Si tratta probabilmente di un dibattito metodologico destinato a ripetersi per altri farmaci e altri setting. Peraltro, quando i vantaggi dimostrati sono di entità pari a quella dei PARP inibitori nelle pazienti con tumore dell’ovaio caratterizzato da mutazioni sensibilizzanti, è abbastanza “facile” interpretare l’evidenza, rispetto ad altri farmaci che, in altri contesti, abbiano dimostrato vantaggi modesti e di dubbia rilevanza clinica.
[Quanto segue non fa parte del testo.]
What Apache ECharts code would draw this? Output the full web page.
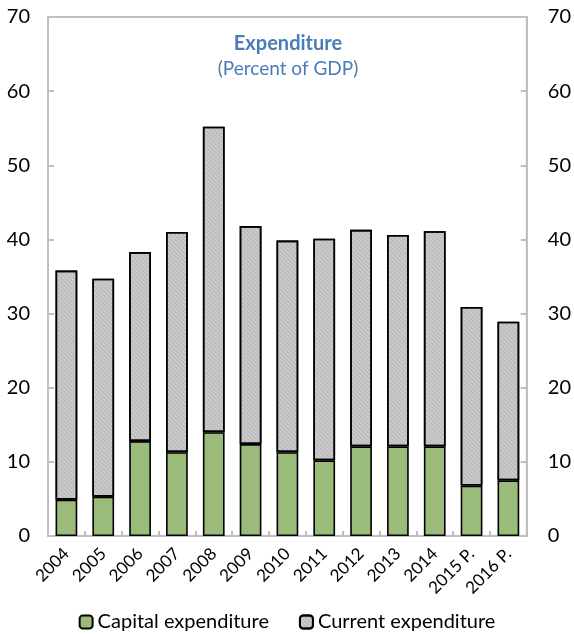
<!DOCTYPE html>
<html>
<head>
<meta charset="utf-8">
<script src="https://cdn.jsdelivr.net/npm/echarts@6/dist/echarts.min.js"></script>
<style>
  html, body { margin: 0; padding: 0; background: #fff; }
  #chart { width: 574px; height: 634px; }
</style>
</head>
<body>
<div id="chart"></div>
<script>
// Expenditure in percent of GDP, split into capital and current spending
const years = ['2004', '2005', '2006', '2007', '2008', '2009', '2010', '2011', '2012', '2013', '2014', '2015 P.', '2016 P.'];
const capitalExpenditure = [4.9, 5.3, 12.8, 11.3, 14.0, 12.4, 11.3, 10.2, 12.1, 12.1, 12.1, 6.8, 7.5];
const currentExpenditure = [30.9, 29.4, 25.5, 29.7, 41.2, 29.4, 28.55, 29.9, 29.2, 28.5, 29.0, 24.1, 21.4];

const FONT = 'Lato, "Open Sans", sans-serif';
const AXIS_GREY = '#bfbfbf';

const yAxisBase = {
  type: 'value',
  min: 0,
  max: 70,
  interval: 10,
  axisLine: { show: true, lineStyle: { color: AXIS_GREY, width: 2 } },
  axisTick: { show: true, inside: true, length: 6, lineStyle: { color: AXIS_GREY, width: 2 } },
  splitLine: { show: false },
  axisLabel: { color: '#000', fontSize: 20, fontFamily: FONT }
};

const chart = echarts.init(document.getElementById('chart'));
chart.setOption({
  animation: false,
  backgroundColor: '#fff',
  title: {
    text: 'Expenditure',
    subtext: '(Percent of GDP)',
    left: 283,
    top: 29,
    textAlign: 'center',
    itemGap: 5,
    textStyle: { color: '#4a7db5', fontSize: 20, fontWeight: 'bold', fontFamily: FONT },
    subtextStyle: { color: '#4a7db5', fontSize: 19, fontFamily: FONT }
  },
  legend: {
    bottom: -3,
    left: 'center',
    itemWidth: 13,
    itemHeight: 13,
    itemGap: 30,
    textStyle: { color: '#000', fontSize: 20, fontFamily: FONT },
    data: ['Capital expenditure', 'Current expenditure']
  },
  grid: {
    left: 48,
    right: 44,
    top: 17,
    bottom: 98,
    show: true,
    borderColor: AXIS_GREY,
    borderWidth: 2
  },
  xAxis: {
    type: 'category',
    data: years,
    axisLine: { show: true, lineStyle: { color: AXIS_GREY, width: 2 } },
    axisTick: { show: true, inside: true, length: 5, lineStyle: { color: AXIS_GREY, width: 2 } },
    axisLabel: {
      color: '#000',
      fontSize: 17,
      fontFamily: FONT,
      rotate: 45,
      interval: 0,
      margin: 15
    }
  },
  yAxis: [
    Object.assign({}, yAxisBase, { position: 'left', axisLabel: Object.assign({}, yAxisBase.axisLabel, { margin: 18 }) }),
    Object.assign({}, yAxisBase, { position: 'right', axisLabel: Object.assign({}, yAxisBase.axisLabel, { margin: 21 }) })
  ],
  series: [
    {
      name: 'Capital expenditure',
      type: 'bar',
      stack: 'total',
      barCategoryGap: '41%',
      data: capitalExpenditure,
      itemStyle: { color: '#9bbb7b', borderColor: '#000', borderWidth: 1.6 }
    },
    {
      name: 'Current expenditure',
      type: 'bar',
      stack: 'total',
      barCategoryGap: '41%',
      data: currentExpenditure,
      itemStyle: {
        color: '#cbcbcb',
        borderColor: '#000',
        borderWidth: 1.6,
        decal: {
          symbol: 'rect',
          color: 'rgba(140,140,140,0.35)',
          dashArrayX: [1, 0],
          dashArrayY: [1, 2],
          rotation: Math.PI / 4
        }
      }
    }
  ]
});
</script>
</body>
</html>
Rispetto all’evidenza prodotta dallo studio SOLO2, in questi anni il panorama dell’impiego dei PARP inibitori come terapia di mantenimento nelle pazienti con tumore dell’ovaio si è arricchito di numerose evidenze, sia per il numero di farmaci (olaparib, rucaparib, niraparib), sia per la selezione delle pazienti (con dimostrazione di beneficio non limitato alle pazienti con mutazione di BRCA), sia per la linea di trattamento (con evidenza di un rilevante beneficio quando il trattamento viene proposto come mantenimento immediatamente dopo la prima linea di terapia con platino, quindi in un setting anticipato rispetto a quello dello studio SOLO2).